Standing stone, Ballyglass, Co. Cork
Co. Cork |
Stone Monuments
There is a standing stone in Ballyglass, County Cork, that no longer stands, and in all likelihood has not stood for some time.
It leaves no visible trace on the ground, and it never appeared on the Ordnance Survey six-inch maps of 1842 or 1904, meaning it had either already been removed by the time the surveyors came through, or was simply overlooked. What we know of it comes almost entirely from a single observation made over a century ago, and even that observation raises more questions than it answers.
In 1916, a researcher named Condon recorded the stone while it still existed, noting its dimensions: five feet and six inches tall, four feet and one inch wide, and eleven inches thick. It stood on a west-south-west facing slope, in what was then tillage land. Condon also noted something harder to interpret: markings along the edges of the stone.
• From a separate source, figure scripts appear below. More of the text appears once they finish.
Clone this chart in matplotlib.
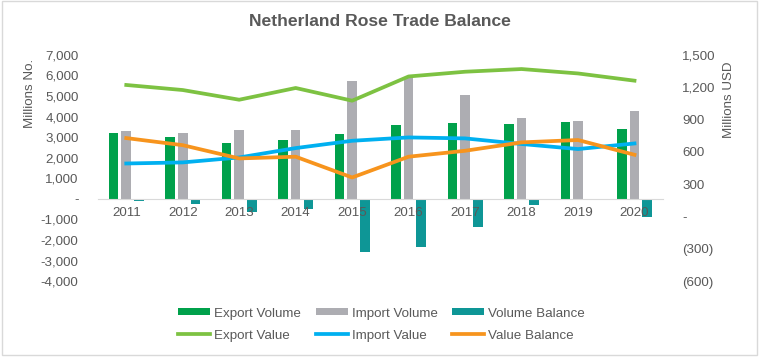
import numpy as np
import matplotlib.pyplot as plt
from matplotlib.patches import Rectangle
from matplotlib.ticker import FixedLocator

plt.rcParams['font.family'] = ['Liberation Sans', 'DejaVu Sans']

years = ["2011", "2012", "2013", "2014", "2015", "2016", "2017", "2018", "2019", "2020"]

# Millions of stems (left axis)
export_volume = [3200, 3000, 2720, 2860, 3140, 3590, 3700, 3640, 3740, 3400]
import_volume = [3300, 3200, 3350, 3350, 5730, 5950, 5050, 3930, 3800, 4270]
volume_balance = [-100, -240, -620, -500, -2590, -2360, -1350, -300, -60, -870]

# Millions USD (right axis)
export_value = [1221, 1174, 1084, 1193, 1075, 1300, 1344, 1369, 1328, 1261]
import_value = [492, 502, 548, 635, 703, 734, 725, 673, 626, 678]
value_balance = [728, 662, 539, 555, 362, 555, 610, 688, 710, 573]

left_ticks = [7000, 6000, 5000, 4000, 3000, 2000, 1000, 0, -1000, -2000, -3000, -4000]
right_ticks = [1500, 1200, 900, 600, 300, 0, -300, -600]

TXT = "#595959"
c_exp_vol = "#00A14B"
c_imp_vol = "#ADADB2"
c_bal_vol = "#0E9696"
c_exp_val = "#7DC242"
c_imp_val = "#00B0F0"
c_bal_val = "#F7941D"

fig = plt.figure(figsize=(7.6, 3.59), dpi=100)
fig.patches.append(Rectangle((0.002, 0.012), 0.994, 0.984, transform=fig.transFigure,
                             fill=False, edgecolor="#D9D9D9", linewidth=1))

ax = fig.add_axes([0.129, 0.217, 0.743, 0.630])
ax2 = ax.twinx()

x = np.arange(len(years))
w = 0.17
off = 0.224
b1 = ax.bar(x - off, export_volume, w, color=c_exp_vol, label="Export Volume")
b2 = ax.bar(x, import_volume, w, color=c_imp_vol, label="Import Volume")
b3 = ax.bar(x + off, volume_balance, w, color=c_bal_vol, label="Volume Balance")

l1, = ax2.plot(x, export_value, color=c_exp_val, lw=2.7, label="Export Value")
l2, = ax2.plot(x, import_value, color=c_imp_val, lw=2.7, label="Import Value")
l3, = ax2.plot(x, value_balance, color=c_bal_val, lw=2.7, label="Value Balance")

ax.set_xlim(-0.5, len(years) - 0.5)
ax.set_ylim(-4000, 7000)
ax2.set_ylim(-600, 1500)

def fmt_left(v):
    return "-" if v == 0 else f"{v:,}"

def fmt_right(v):
    if v == 0:
        return "-"
    if v < 0:
        return f"({-v:,})"
    return f"{v:,}"

ax.yaxis.set_major_locator(FixedLocator(left_ticks))
ax.set_yticklabels([fmt_left(v) for v in left_ticks])
ax2.yaxis.set_major_locator(FixedLocator(right_ticks))
ax2.set_yticklabels([fmt_right(v) for v in right_ticks])

ax.set_xticks(x)
ax.set_xticklabels(years)
ax.spines["bottom"].set_position(("data", 0))
ax.spines["bottom"].set_color("#D9D9D9")
for s in ["top", "left", "right"]:
    ax.spines[s].set_visible(False)
    ax2.spines[s].set_visible(False)
ax2.spines["bottom"].set_visible(False)

fs = 9.6
ax.tick_params(axis="x", length=0, pad=6, labelsize=fs, labelcolor=TXT)
ax.tick_params(axis="y", length=0, pad=14, labelsize=fs, labelcolor=TXT)
ax2.tick_params(axis="y", length=0, pad=14, labelsize=fs, labelcolor=TXT)

ax.set_ylabel("Millions No.", fontsize=fs, color=TXT)
ax.yaxis.set_label_coords(-0.11, 0.83)
ax2.set_ylabel("Millions USD", fontsize=fs, color=TXT)
ax2.yaxis.set_label_coords(1.106, 0.80)

fig.text(0.5, 0.939, "Netherland Rose Trade Balance", ha="center", va="center",
         fontsize=12.6, fontweight="bold", color=TXT)

handles = [b1, l1, b2, l2, b3, l3]
labels = [h.get_label() for h in handles]
leg = fig.legend(handles, labels, ncol=3, loc="center", bbox_to_anchor=(0.502, 0.096),
                 frameon=False, fontsize=fs, handlelength=2.4, handleheight=0.4,
                 columnspacing=1.1, handletextpad=0.3, labelspacing=0.75,
                 labelcolor=TXT)

fig.savefig("out.png", dpi=100)
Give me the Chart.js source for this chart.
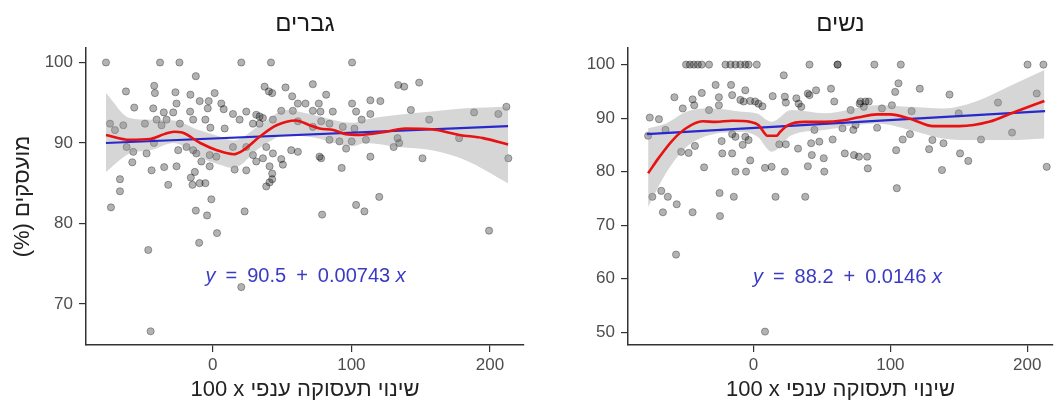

His conclusion was that they did not appear to be ogham, the early medieval script in which letters are represented by a series of notches and strokes cut along a central line, often along the edge of a standing stone. Whether the markings were natural weathering, deliberate incision of some other kind, or simply ambiguous damage, he did not say. The stone has since been removed entirely, leaving that question permanently open.
What makes this site quietly compelling is precisely its absence. The stone was substantial enough to have been significant to whoever erected it, and marked enough to catch a trained eye in 1916, yet it vanished without ever making it onto a map or into any wider record. The slope at Ballyglass now holds no outward sign that anything was ever there.